§ **GOAL**
Quote each line of the material verbatim, without the pictures.

--- start of COLLECTED MATERIAL ---

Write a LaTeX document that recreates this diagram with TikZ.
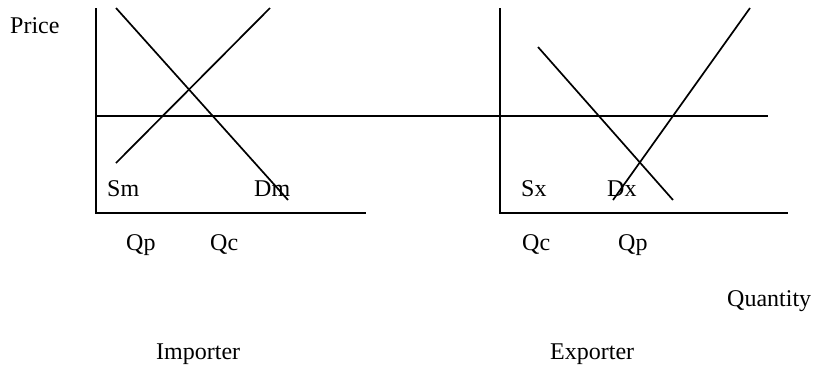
\documentclass[tikz,border=0pt]{standalone}
\usepackage{fontspec}
\setmainfont{Liberation Serif}
\begin{document}
\begin{tikzpicture}[x=1bp,y=-1bp,
  lbl/.style={anchor=base west,inner sep=0pt,font=\fontsize{24bp}{28bp}\selectfont},
  ln/.style={line width=1.7bp}]
\useasboundingbox (0,0) rectangle (814,369);
% importer axes
\coordinate (iTop) at (96,8);
\coordinate (iO) at (96,213);
\coordinate (iEnd) at (366,213);
% exporter axes
\coordinate (eTop) at (500,8);
\coordinate (eO) at (500,213);
\coordinate (eEnd) at (788,213);
% world price line
\coordinate (pL) at (96,116);
\coordinate (pR) at (768,116);
% curves
\coordinate (dmA) at (116,8);
\coordinate (dmB) at (288,200);
\coordinate (smA) at (116,163);
\coordinate (smB) at (270,8);
\coordinate (dxA) at (538,47);
\coordinate (dxB) at (673,200);
\coordinate (sxA) at (613,200);
\coordinate (sxB) at (750,8);

\draw[ln] (iTop) -- (iO) -- (iEnd);
\draw[ln] (eTop) -- (eO) -- (eEnd);
\draw[ln] (pL) -- (pR);
\draw[ln] (dmA) -- (dmB);
\draw[ln] (smA) -- (smB);
\draw[ln] (dxA) -- (dxB);
\draw[ln] (sxA) -- (sxB);

\node[lbl] (price) at (10,33) {Price};
\node[lbl] (sm) at (107,196) {Sm};
\node[lbl] (dm) at (254,196) {Dm};
\node[lbl] (sx) at (521,196) {Sx};
\node[lbl] (dx) at (607,196) {Dx};
\node[lbl] (qp1) at (126,250) {Qp};
\node[lbl] (qc1) at (210,250) {Qc};
\node[lbl] (qc2) at (522,250) {Qc};
\node[lbl] (qp2) at (618,250) {Qp};
\node[lbl] (qty) at (727,306) {Quantity};
\node[lbl] (imp) at (156,359) {Importer};
\node[lbl] (exp) at (550,359) {Exporter};
\end{tikzpicture}
\end{document}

--- end of COLLECTED MATERIAL ---

§ **SOLVED PROBLEM**
Write a LaTeX document that recreates this diagram with TikZ.
\documentclass[tikz,border=0pt]{standalone}
\usepackage{fontspec}
\setmainfont{Liberation Serif}
\begin{document}
\begin{tikzpicture}[x=1bp,y=-1bp,
  lbl/.style={anchor=base west,inner sep=0pt,font=\fontsize{24bp}{28bp}\selectfont},
  ln/.style={line width=1.7bp}]
\useasboundingbox (0,0) rectangle (814,369);
% importer axes
\coordinate (iTop) at (96,8);
\coordinate (iO) at (96,213);
\coordinate (iEnd) at (366,213);
% exporter axes
\coordinate (eTop) at (500,8);
\coordinate (eO) at (500,213);
\coordinate (eEnd) at (788,213);
% world price line
\coordinate (pL) at (96,116);
\coordinate (pR) at (768,116);
% curves
\coordinate (dmA) at (116,8);
\coordinate (dmB) at (288,200);
\coordinate (smA) at (116,163);
\coordinate (smB) at (270,8);
\coordinate (dxA) at (538,47);
\coordinate (dxB) at (673,200);
\coordinate (sxA) at (613,200);
\coordinate (sxB) at (750,8);

\draw[ln] (iTop) -- (iO) -- (iEnd);
\draw[ln] (eTop) -- (eO) -- (eEnd);
\draw[ln] (pL) -- (pR);
\draw[ln] (dmA) -- (dmB);
\draw[ln] (smA) -- (smB);
\draw[ln] (dxA) -- (dxB);
\draw[ln] (sxA) -- (sxB);

\node[lbl] (price) at (10,33) {Price};
\node[lbl] (sm) at (107,196) {Sm};
\node[lbl] (dm) at (254,196) {Dm};
\node[lbl] (sx) at (521,196) {Sx};
\node[lbl] (dx) at (607,196) {Dx};
\node[lbl] (qp1) at (126,250) {Qp};
\node[lbl] (qc1) at (210,250) {Qc};
\node[lbl] (qc2) at (522,250) {Qc};
\node[lbl] (qp2) at (618,250) {Qp};
\node[lbl] (qty) at (727,306) {Quantity};
\node[lbl] (imp) at (156,359) {Importer};
\node[lbl] (exp) at (550,359) {Exporter};
\end{tikzpicture}
\end{document}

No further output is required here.